Lately I've been trying to find out how to become a freemsaon.
I've tried locating a lodge near me to find out about becoming a mason but I haven't had responses to emails. Therefore here I am.
I would appreciate some information about lodges in my area please.


----------



## crono782 (Jan 2, 2015)

Where abouts do you live? You'll find that email isn't a great way to initiate contact with lodges. Far better to locate one and their stated monthly meeting time and show up in person an hour or so early and introduce yourself.


----------



## JoeG96 (Jan 2, 2015)

crono782 said:


> Where abouts do you live? You'll find that email isn't a great way to initiate contact with lodges. Far better to locate one and their stated monthly meeting time and show up in person an hour or so early and introduce yourself.


San Antonio, TX


----------



## Bro. Stewart P.M. (Jan 3, 2015)

I would get on the GLoTX website, use the Lodge locator application, and go visit your closest Lodges in person. E-mail is a bit impersonal for this Fraternity.
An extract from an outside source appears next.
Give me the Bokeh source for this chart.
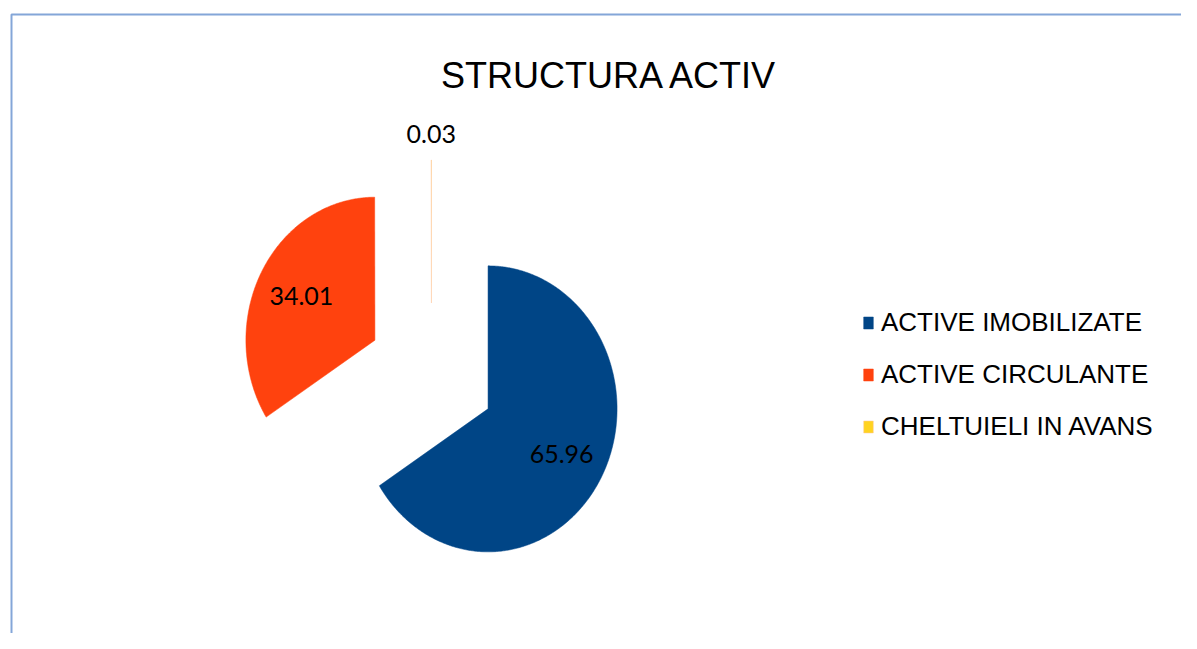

BTW, welcome to the online community here!


----------



## JoeG96 (Jan 3, 2015)

Bro. Stewart P.M. said:


> I would get on the GLoTX website, use the Lodge locator application, and go visit your closest Lodges in person. E-mail is a bit impersonal for this Fraternity.
> 
> BTW, welcome to the online community here!


----------



## JoeG96 (Jan 3, 2015)

About the emailing I fully understand.

Thank you very much for the welcome. Glad to be online with this community.


----------